-- Begin Material provided --

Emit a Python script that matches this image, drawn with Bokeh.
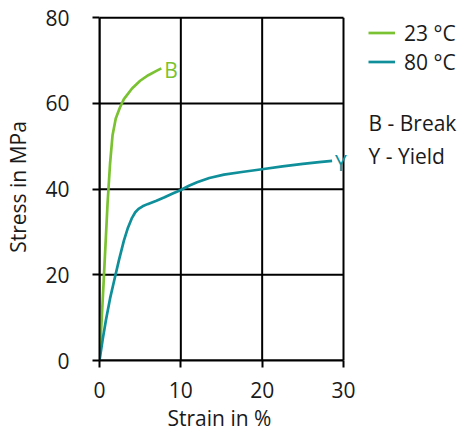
from bokeh.plotting import figure
from bokeh.models import Legend, LegendItem, Label, FixedTicker, Range1d, Title
from bokeh.embed import file_html
from bokeh.resources import INLINE
from bokeh.core.properties import value

strain_23 = [0, 0.5, 1.0, 1.3, 1.6, 2.0, 2.5, 3.0, 4.0, 5.0, 6.0, 7.0, 7.6]
stress_23 = [0, 18, 37, 46, 52.5, 56.5, 59, 61, 63.5, 65.3, 66.6, 67.6, 68.2]
strain_80 = [0, 0.4, 0.8, 1.3, 1.8, 2.4, 3.0, 3.5, 4.0, 4.4, 4.8, 5.3, 5.9, 7.0, 8.0, 9.0,
             10.0, 11.0, 12.0, 13.5, 15.3, 17.5, 20.2, 22.5, 25, 27, 28.6]
stress_80 = [0, 5, 9.5, 14.5, 18.6, 23.5, 28, 31, 33.3, 34.6, 35.4, 36.0, 36.5, 37.3, 38.1,
             39, 39.8, 40.8, 41.6, 42.6, 43.4, 44, 44.7, 45.3, 45.9, 46.3, 46.6]
x_ticks = [0, 10, 20, 30]
y_ticks = [0, 20, 40, 60, 80]
series_names = ["23 °C", "80 °C"]
series_colors = ["#7AC231", "#0F8F9A"]
notes = ["B - Break", "Y - Yield"]
curve_marks = ["B", "Y"]
x_title = "Strain in %"
y_title = "Stress in MPa"

TXT = "#1a1a1a"
FONT = "Open Sans"
FS = "21px"

W, H = 462, 434
LEFT, BOTTOM = 99, 74
FRAME_W_30 = 244           # pixels spanned by the 0..30 strain axis
X_END = x_ticks[-1] * (W - LEFT) / FRAME_W_30   # frame runs to the right edge
Y_END = 81

p = figure(width=W, height=H, output_backend="svg", toolbar_location=None,
           x_range=Range1d(0, X_END), y_range=Range1d(0, Y_END),
           min_border_left=LEFT, min_border_right=0, min_border_top=13,
           min_border_bottom=BOTTOM)

p.outline_line_color = None
p.xgrid.visible = False
p.ygrid.visible = False
for ax in (p.xaxis, p.yaxis):
    ax.axis_line_color = "black"
    ax.axis_line_width = 2
    ax.major_tick_line_color = "black"
    ax.major_tick_line_width = 2
    ax.major_tick_out = 7
    ax.major_tick_in = 0
    ax.minor_tick_line_color = None
    ax.major_label_text_font = FONT
    ax.major_label_text_font_size = FS
    ax.major_label_text_color = TXT
    ax.axis_label_text_font = FONT
    ax.axis_label_text_font_size = FS
    ax.axis_label_text_font_style = "normal"
    ax.axis_label_text_color = TXT
p.xaxis.ticker = FixedTicker(ticks=x_ticks)
p.yaxis.ticker = FixedTicker(ticks=y_ticks)
p.xaxis.bounds = (x_ticks[0], x_ticks[-1])
p.yaxis.bounds = (y_ticks[0], y_ticks[-1])
p.yaxis.axis_label = y_title
p.xaxis.major_label_standoff = 14
p.yaxis.major_label_standoff = 23
p.yaxis.axis_label_standoff = 10

# x-axis title, centred under the 0..30 part of the axis
p.add_layout(Title(text=x_title, align="left", offset=68, standoff=3,
                   text_font=FONT, text_font_size=FS, text_font_style="normal",
                   text_color=TXT), "below")

# grid lines limited to the 0..30 x 0..80 box
n_y, n_x = len(y_ticks), len(x_ticks)
p.segment(x0=[x_ticks[0]] * n_y, x1=[x_ticks[-1]] * n_y, y0=y_ticks, y1=y_ticks,
          line_color="black", line_width=2)
p.segment(x0=x_ticks, x1=x_ticks, y0=[y_ticks[0]] * n_x, y1=[y_ticks[-1]] * n_x,
          line_color="black", line_width=2)

r1 = p.line(strain_23, stress_23, line_color=series_colors[0], line_width=2.7)
r2 = p.line(strain_80, stress_80, line_color=series_colors[1], line_width=2.7)

p.text(x=[strain_23[-1]], y=[stress_23[-1]], text=[curve_marks[0]], text_color=series_colors[0],
       text_font=value(FONT), text_font_size=FS, x_offset=3, y_offset=2,
       text_baseline="middle", text_align="left")
p.text(x=[strain_80[-1]], y=[stress_80[-1]], text=[curve_marks[1]], text_color=series_colors[1],
       text_font=value(FONT), text_font_size=FS, x_offset=3, y_offset=2,
       text_baseline="middle", text_align="left")

legend = Legend(items=[LegendItem(label=series_names[0], renderers=[r1]),
                       LegendItem(label=series_names[1], renderers=[r2])],
                location=(269, 284), border_line_color=None, background_fill_alpha=0,
                label_text_font=FONT, label_text_font_size=FS, label_text_color=TXT,
                glyph_width=27, glyph_height=29, label_height=29, spacing=0,
                padding=0, margin=0, label_standoff=9)
p.add_layout(legend, "center")

note_x = x_ticks[-1] * 269 / FRAME_W_30
p.add_layout(Label(x=note_x, y=55.5, text=notes[0], text_font=FONT, text_font_size=FS,
                   text_color=TXT, text_baseline="middle"))
p.add_layout(Label(x=note_x, y=47.8, text=notes[1], text_font=FONT, text_font_size=FS,
                   text_color=TXT, text_baseline="middle"))

open("out.html", "w").write(file_html(p, INLINE))
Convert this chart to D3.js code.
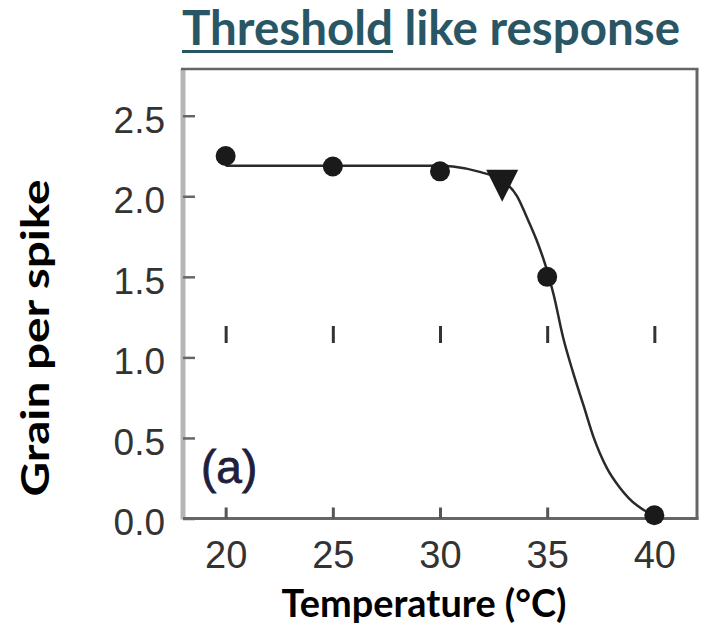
<!DOCTYPE html>
<html>
<head>
<meta charset="utf-8">
<script src="https://cdn.jsdelivr.net/npm/d3@7"></script>
<style>
  body { margin: 0; background: #fff; }
  svg { display: block; }
  .tick text { font-family: "Liberation Sans", Arial, sans-serif; fill: #333; }
  .ttl { font-family: Lato, "Open Sans", sans-serif; font-weight: bold; }
</style>
</head>
<body>
<svg width="710" height="640"></svg>
<script>
// measured points
const temps = [20, 25, 30, 35, 40];
const grain = [2.25, 2.185, 2.155, 1.50, 0.02];
// the single triangle point
const triTemp = [32.9];
const triGrain = [2.065];
// fitted curve
const curveTemp = [20, 25, 30, 30.6, 31.9, 33.0, 33.6, 34.05, 34.5, 34.9, 35.3, 35.75, 36.2, 36.7, 37.15, 37.8, 38.4, 39.2, 39.7, 40];
const curveGrain = [2.19, 2.19, 2.19, 2.185, 2.15, 2.09, 2.0, 1.87, 1.73, 1.58, 1.39, 1.12, 0.91, 0.70, 0.51, 0.31, 0.19, 0.08, 0.04, 0.03];
const xTicks = [20, 25, 30, 35, 40];
const yTicks = [0, 0.5, 1.0, 1.5, 2.0, 2.5];

const svg = d3.select("svg");
const plotL = 183, plotR = 697, plotT = 69, plotB = 518.5;

const x = d3.scaleLinear().domain([18.01, 41.99]).range([plotL, plotR]);
const y = d3.scaleLinear().domain([0, 2.79]).range([plotB, plotT]);

// title
const title = svg.append("text")
    .attr("class", "ttl")
    .attr("x", 182)
    .attr("y", 45)
    .attr("font-size", 47)
    .attr("fill", "#295664")
    .attr("textLength", 498)
    .attr("lengthAdjust", "spacingAndGlyphs")
    .text("Threshold like response");
const tNode = title.node();
const ux0 = tNode.getStartPositionOfChar(0).x;
const ux1 = tNode.getEndPositionOfChar(8).x;
svg.append("rect")
    .attr("x", ux0)
    .attr("y", 50)
    .attr("width", ux1 - ux0)
    .attr("height", 3)
    .attr("fill", "#295664");

// stray tick marks in the middle of the plot
svg.append("g")
    .attr("transform", `translate(0,343)`)
    .call(d3.axisBottom(x).tickValues(xTicks).tickSize(-17).tickFormat(""))
    .call(g => g.select(".domain").remove())
    .call(g => g.selectAll("line").attr("stroke", "#333").attr("stroke-width", 3));

// frame
svg.append("line").attr("x1", plotL).attr("x2", plotL).attr("y1", plotT).attr("y2", plotB + 1)
    .attr("stroke", "#b5b5b5").attr("stroke-width", 5);
svg.append("line").attr("x1", plotL - 2).attr("x2", plotR + 1.5).attr("y1", plotT).attr("y2", plotT)
    .attr("stroke", "#666").attr("stroke-width", 2.5);
svg.append("line").attr("x1", plotR).attr("x2", plotR).attr("y1", plotT).attr("y2", plotB + 1)
    .attr("stroke", "#666").attr("stroke-width", 3);
svg.append("line").attr("x1", plotL).attr("x2", plotR + 1.5).attr("y1", plotB).attr("y2", plotB)
    .attr("stroke", "#666").attr("stroke-width", 3);

// y axis
svg.append("g")
    .attr("transform", `translate(${plotL},0)`)
    .call(d3.axisLeft(y).tickValues(yTicks).tickFormat(d3.format(".1f")).tickSizeInner(-12).tickPadding(18))
    .call(g => g.select(".domain").remove())
    .call(g => g.selectAll("line").attr("stroke", "#666").attr("stroke-width", 2.5))
    .call(g => g.selectAll("text").attr("font-size", 37).attr("dy", "0.44em"));

// x axis
svg.append("g")
    .attr("transform", `translate(0,${plotB})`)
    .call(d3.axisBottom(x).tickValues(xTicks).tickSizeInner(-11).tickPadding(23))
    .call(g => g.select(".domain").remove())
    .call(g => g.selectAll("line").attr("stroke", "#555").attr("stroke-width", 3))
    .call(g => g.selectAll("text").attr("font-size", 38));

// curve
const curve = curveTemp.map((t, i) => [t, curveGrain[i]]);
svg.append("path")
    .datum(curve)
    .attr("fill", "none")
    .attr("stroke", "#2a2a2a")
    .attr("stroke-width", 2.5)
    .attr("d", d3.line().x(d => x(d[0])).y(d => y(d[1])).curve(d3.curveMonotoneX));

// points
svg.selectAll(".pt")
    .data(temps.map((t, i) => [t, grain[i]]))
    .enter()
    .append("circle")
    .attr("class", "pt")
    .attr("cx", d => x(d[0]))
    .attr("cy", d => y(d[1]))
    .attr("r", 10)
    .attr("fill", "#1a1a1a");

svg.selectAll(".tri")
    .data(triTemp.map((t, i) => [t, triGrain[i]]))
    .enter()
    .append("path")
    .attr("class", "tri")
    .attr("transform", d => `translate(${x(d[0])},${y(d[1])})`)
    .attr("d", "M-16,-16L16,-16L0,16Z")
    .attr("fill", "#1a1a1a");

// panel label
svg.append("text")
    .attr("x", 201)
    .attr("y", 483)
    .attr("font-family", "Liberation Sans, Arial, sans-serif")
    .attr("font-size", 46)
    .attr("fill", "#1f1f3d")
    .attr("stroke", "#1f1f3d")
    .attr("stroke-width", 0.8)
    .text("(a)");

// axis titles
svg.append("text")
    .attr("class", "ttl")
    .attr("x", 424)
    .attr("y", 617)
    .attr("text-anchor", "middle")
    .attr("font-size", 39)
    .attr("fill", "#000")
    .attr("textLength", 285)
    .attr("lengthAdjust", "spacingAndGlyphs")
    .text("Temperature (°C)");

svg.append("text")
    .attr("class", "ttl")
    .attr("transform", "translate(49,338) rotate(-90)")
    .attr("text-anchor", "middle")
    .attr("font-size", 39)
    .attr("fill", "#000")
    .attr("textLength", 317)
    .attr("lengthAdjust", "spacingAndGlyphs")
    .text("Grain per spike");
</script>
</body>
</html>
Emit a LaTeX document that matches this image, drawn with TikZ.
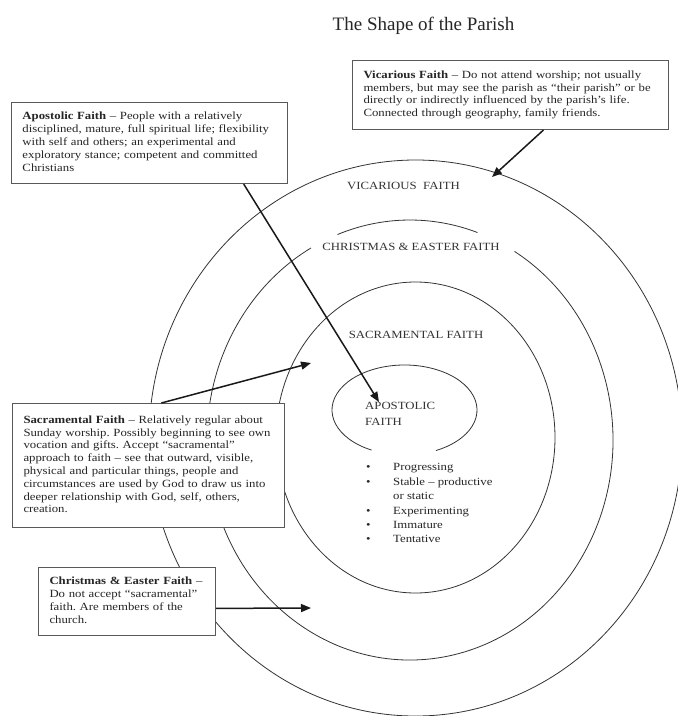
\documentclass[tikz,border=0pt]{standalone}
\usepackage{fontspec}
\setmainfont{Liberation Serif}[FakeStretch=1.16]
\newfontfamily\titlefont{Liberation Serif}
\usetikzlibrary{arrows.meta,calc}
\newcommand\boxfont{\fontsize{11}{12.8}\selectfont}
\newcommand\listfont{\fontsize{11}{14.4}\selectfont}
\newcommand\ringfont{\fontsize{11}{16.5}\selectfont}
\frenchspacing
\begin{document}
\begin{tikzpicture}[x=1pt,y=-1pt,
  ring/.style={draw=black!80, line width=0.8pt},
  infobox/.style={draw=black!65, line width=1pt, fill=white, anchor=north west,
    inner xsep=11pt, inner ysep=0pt, align=left, font=\boxfont, text=black!85},
  pointer/.style={draw=black!90, line width=1.5pt, -{Triangle[length=10pt,width=8pt]}},
  ringlabel/.style={font=\ringfont, text=black!80, inner sep=1pt}]
\useasboundingbox (0,0) rectangle (678,716);
\fill[white] (0,0) rectangle (678,716);

% title
\node[font=\titlefont\fontsize{19}{22}\selectfont, text=black!85, anchor=base, inner sep=0pt] (title) at (423.5,30) {The Shape of the Parish};

% rings
\draw[ring] (415.6,438) ellipse [x radius=266.5, y radius=278];
\draw[ring] (410,440) ++(-59:203 and 220) arc[start angle=-59, end angle=240.8, x radius=203, y radius=220];
\draw[ring] (410,440) ++(-110.9:203 and 220) arc[start angle=-110.9, end angle=-70.6, x radius=203, y radius=220];
\draw[ring] (415.5,437.5) ellipse [x radius=139.5, y radius=155.5];
\draw[ring] (404.5,410) ++(117:72.5 and 45) arc[start angle=117, end angle=424.3, x radius=72.5, y radius=45];

% ring labels
\node[ringlabel, anchor=base] (lvic) at (403.5,189.3) {VICARIOUS\hspace{0.6em}FAITH};
\node[ringlabel, anchor=base] (lce) at (411,250.8) {CHRISTMAS \& EASTER FAITH};
\node[ringlabel, anchor=base] (lsac) at (416,338.3) {SACRAMENTAL FAITH};
\node[ringlabel, align=left, anchor=west, inner sep=0pt] (lapo) at (365,413.8) {APOSTOLIC\\FAITH};

% bullet list
\node[anchor=north west, inner sep=0pt, align=left, font=\listfont, text=black!85] (bul) at (366,463.5)
  {\makebox[27pt][l]{•}Progressing\\
   \makebox[27pt][l]{•}Stable – productive\\
   \hspace*{27pt}or static\\
   \makebox[27pt][l]{•}Experimenting\\
   \makebox[27pt][l]{•}Immature\\
   \makebox[27pt][l]{•}Tentative};

% info boxes
\node[infobox, minimum width=316pt, minimum height=69pt, text width=294pt] (vic) at (352,60)
  {\begin{tabular}{@{}l@{}}
   \textbf{Vicarious Faith} – Do not attend worship; not usually\\
   members, but may see the parish as “their parish” or be\\
   directly or indirectly influenced by the parish’s life.\\
   Connected through geography, family friends.
   \end{tabular}};
\node[infobox, minimum width=276pt, minimum height=81pt, text width=254pt] (apo) at (11,102)
  {\begin{tabular}{@{}l@{}}
   \textbf{Apostolic Faith} – People with a relatively\\
   disciplined, mature, full spiritual life; flexibility\\
   with self and others; an experimental and\\
   exploratory stance; competent and committed\\
   Christians
   \end{tabular}};
\node[infobox, minimum width=272pt, minimum height=124pt, text width=250pt] (sac) at (12,403)
  {\begin{tabular}{@{}l@{}}
   \textbf{Sacramental Faith} – Relatively regular about\\
   Sunday worship. Possibly beginning to see own\\
   vocation and gifts. Accept “sacramental”\\
   approach to faith – see that outward, visible,\\
   physical and particular things, people and\\
   circumstances are used by God to draw us into\\
   deeper relationship with God, self, others,\\
   creation.
   \end{tabular}};
\node[infobox, minimum width=177pt, minimum height=68pt, text width=155pt] (ce) at (38,567)
  {\begin{tabular}{@{}l@{}}
   \textbf{Christmas \& Easter Faith} –\\
   Do not accept “sacramental”\\
   faith. Are members of the\\
   church.
   \end{tabular}};

% pointer tips
\coordinate (vtip) at (492,177);
\coordinate (atip) at (379,402);
\coordinate (stip) at (311,363);
\coordinate (ctip) at (311,608);

% pointers
\draw[pointer] ($(vic.south west)!0.604!(vic.south east)$) -- (vtip);
\draw[pointer] ($(apo.south west)!0.84!(apo.south east)$) -- (atip);
\draw[pointer] ($(sac.north west)!0.547!(sac.north east)$) -- (stip);
\draw[pointer] ($(ce.north east)!0.60!(ce.south east)$) -- (ctip);
\end{tikzpicture}
\end{document}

-- End Material provided --

[What this task involves]:
Your job is to reproduce the lines from the one with "Convert this chart to D3.js code." through the one with "d3.scaleLinear().domain([0, 2.79]).range([plotB, plotT]);", both kept, exactly as they are. Leave out the pictures.

[Solution for this task]:
Convert this chart to D3.js code.
<!DOCTYPE html>
<html>
<head>
<meta charset="utf-8">
<script src="https://cdn.jsdelivr.net/npm/d3@7"></script>
<style>
  body { margin: 0; background: #fff; }
  svg { display: block; }
  .tick text { font-family: "Liberation Sans", Arial, sans-serif; fill: #333; }
  .ttl { font-family: Lato, "Open Sans", sans-serif; font-weight: bold; }
</style>
</head>
<body>
<svg width="710" height="640"></svg>
<script>
// measured points
const temps = [20, 25, 30, 35, 40];
const grain = [2.25, 2.185, 2.155, 1.50, 0.02];
// the single triangle point
const triTemp = [32.9];
const triGrain = [2.065];
// fitted curve
const curveTemp = [20, 25, 30, 30.6, 31.9, 33.0, 33.6, 34.05, 34.5, 34.9, 35.3, 35.75, 36.2, 36.7, 37.15, 37.8, 38.4, 39.2, 39.7, 40];
const curveGrain = [2.19, 2.19, 2.19, 2.185, 2.15, 2.09, 2.0, 1.87, 1.73, 1.58, 1.39, 1.12, 0.91, 0.70, 0.51, 0.31, 0.19, 0.08, 0.04, 0.03];
const xTicks = [20, 25, 30, 35, 40];
const yTicks = [0, 0.5, 1.0, 1.5, 2.0, 2.5];

const svg = d3.select("svg");
const plotL = 183, plotR = 697, plotT = 69, plotB = 518.5;

const x = d3.scaleLinear().domain([18.01, 41.99]).range([plotL, plotR]);
const y = d3.scaleLinear().domain([0, 2.79]).range([plotB, plotT]);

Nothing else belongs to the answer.